Corporate food and restaurant brands have been jumping on the bandwagon—along with properties of all sorts—when it comes to collaborating on limited-edition wine varieties. In the most recent cases, the flavors of the branded foods are infused into the wine itself, usually in a subtle manner that is intended to taste good but is attention-getting due to the unusual combination of ingredients. In other, slightly older examples, a wine, sometimes created specifically for the promotion, is paired with the branded food, with the latter often having a flavor profile not generally associated with wine. In all cases, the initiatives are more about raising awareness than producing a desirable vintage, but they tend to sell out and occasionally generate some positive reviews.
Four recent examples:
- In December of 2021, Mondelez and its Oreo Thins brand paired with Barefoot Wines for a limited red blend that included the chocolate and cream flavors associated with the cookie brand, along with notes of blackberry, oak, and dark cherries. The blend was developed to pair with the original treat, as well as offering a hint of Oreo Thin in the taste of the wine itself. A box with two bottles of the blend and a pack of Oreo Thins was sold through Barefoot’s website for $24.99.
- In October, Kraft’s Grey Poupon brand released La Moutarde Vin, a white developed with The Wine Foundry. The wine was a Napa Valley Viognier 2020 with mustard seeds and honeysuckle, described as having spice, citrus, and floral notes. (Viognier wine is a main ingredient in Grey Poupon mustard.) The company noted that the wine paired well with lunches such as croque monsieur, honey dijon melts, mushroom chicken in dijon wine sauce, and dijon maple-glazed salmon, all featuring Grey Poupon. Priced at $30, the wine sold out on a dedicated Grey Poupon Wine website on its first day of availability.
- In September 2020, Taco Bell entered the wine space with its Jalapeño Noir, developed with Queenston Mile Vineyard in Niagara-on-the-Lake, Ontario, Canada. It was available in select Taco Bell locations in the Canadian cities of Toronto and Hamilton and on the chain’s website. The first run of 33 cases (with three different labels for collectibility) sold out in 11 minutes at a price of C$24, or about $19 in U.S. currency. The 2018 pinot noir, which was described as an earthy red with notes of strawberry, cherry, and beetroot, was developed to complement and promote Taco Bell’s relaunch of its Toasted Cheesy Chalupa menu item but did not contain peppers or any chalupa flavors or ingredients. The vineyard saw the promotion as a way to introduce a wider swath of consumers to wine.
- Kellogg’s Cheez-Its brand entered the wine space in 2019, when it developed its first wine-and-Cheez-It box with House Wine. Its ventures in this sector have been slightly different from the examples above, as no promotion-specific wines have been developed. The first iteration paired Original Cheez-Its and House Wine Original Red Blend, packaged together in the same box, while the second featured Cheez-It White Cheddar and House Wine Rosé.
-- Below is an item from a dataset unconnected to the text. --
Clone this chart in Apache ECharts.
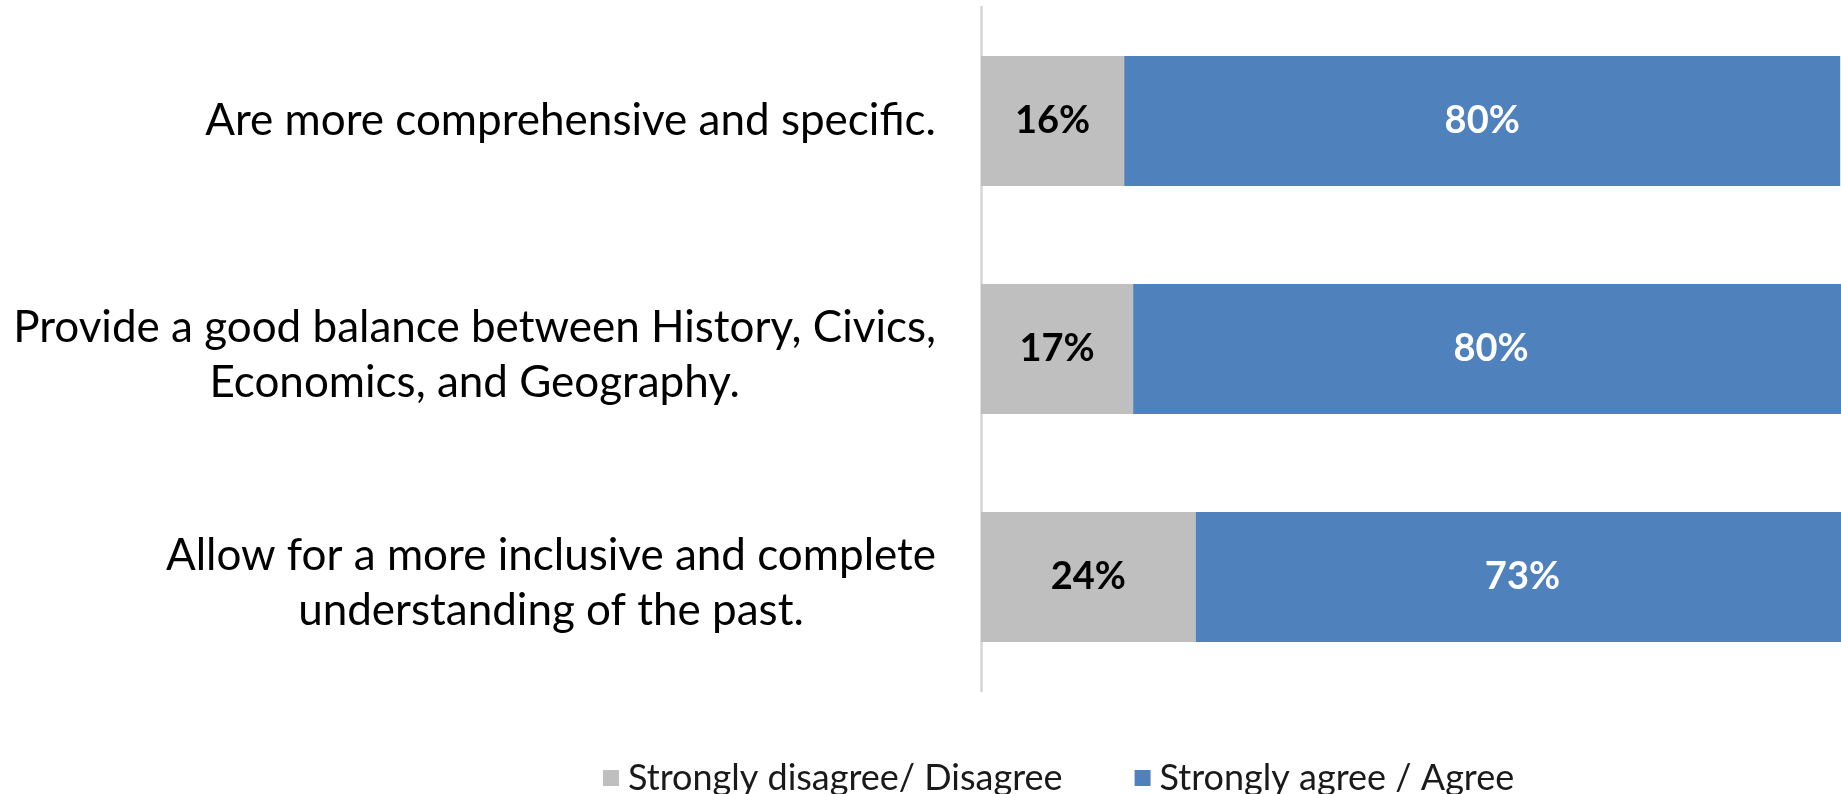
<!DOCTYPE html>
<html>
<head>
<meta charset="utf-8">
<script src="https://cdn.jsdelivr.net/npm/echarts@6/dist/echarts.min.js"></script>
<style>
html,body{margin:0;padding:0;background:#fff;}
#chart{width:1841px;height:794px;}
</style>
</head>
<body>
<div id="chart"></div>
<script>
const categories = [
  "Are more comprehensive and specific.",
  "Provide a good balance between History, Civics,\nEconomics, and Geography.",
  "Allow for a more inclusive and complete\nunderstanding of the past."
];
const seriesNames = ["Strongly disagree/ Disagree", "Strongly agree / Agree"];
const disagreeValues = [16, 17, 24];
const agreeValues = [80, 80, 73];

const FONT = "Lato";
const chart = echarts.init(document.getElementById('chart'), null, {renderer: 'canvas'});
chart.setOption({
  animation: false,
  backgroundColor: '#ffffff',
  grid: {left: 981, top: 7, height: 684, width: 895, containLabel: false, outerBoundsMode: 'none'},
  legend: {
    data: seriesNames,
    left: 598,
    top: 755,
    itemWidth: 16,
    itemHeight: 16,
    itemGap: 72,
    icon: 'rect',
    textStyle: {fontFamily: FONT, fontSize: 36, lineHeight: 36, color: '#1a1a1a', padding: [0, 0, 0, 4]}
  },
  xAxis: {type: 'value', min: 0, max: 100, show: false},
  yAxis: {
    type: 'category',
    inverse: true,
    data: categories,
    axisLine: {show: true, lineStyle: {color: '#d4d4d4', width: 2.5}},
    axisTick: {show: false},
    axisLabel: {
      margin: 45,
      formatter: function (v) {
        const lines = v.split('\n');
        const body = lines.map(function (s) { return '{c|' + s + '}'; }).join('\n');
        return lines.length > 1 ? '{s| }\n' + body : body;
      },
      rich: {
        c: {align: 'center', fontFamily: FONT, fontSize: 44, color: '#000', lineHeight: 55},
        s: {align: 'center', fontFamily: FONT, fontSize: 1, lineHeight: 12}
      }
    }
  },
  series: [
    {
      name: seriesNames[0], type: 'bar', stack: 'total', barWidth: 130,
      data: disagreeValues,
      itemStyle: {color: '#BFBFBF'},
      label: {show: true, position: 'inside', formatter: '{c}%', fontFamily: FONT, fontWeight: 'bold', fontSize: 38, color: '#000'}
    },
    {
      name: seriesNames[1], type: 'bar', stack: 'total', barWidth: 130,
      data: agreeValues,
      itemStyle: {color: '#4F81BD'},
      label: {show: true, position: 'inside', formatter: '{c}%', fontFamily: FONT, fontWeight: 'bold', fontSize: 38, color: '#fff'}
    }
  ]
});
</script>
</body>
</html>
The third initiative, in September 2021—a year that marked the brand’s 100th anniversary—was with Usual Wines. The Cheez-It x Usual Wines “So Extra” Toasty Experience, available at the Cheez-It HQ website, included a four-flavor “flight” of Toasty Cheez-Its, packaged with a collectible Cheez-Itennial Cracker Coupe champagne glass-and-cracker bowl. Unlike in the two previous years, the wine itself was a separate purchase; the box included a 20% off coupon for a 12- or 24-pack of glass-sized bottles of Brut, or a pack containing a mix of Red, Rosé, and Brut, available on Usual Wines’ website.
Wine-and-IP pairings of all kinds continue to proliferate, as do unexpected collaborations between food and beverage items with seemingly incompatible flavors, as in the ice cream and popcorn categories. Given the continued strength of both trends, it seems likely that we will see at least a few more surprising pairings of food brands and wine vintages as time goes on.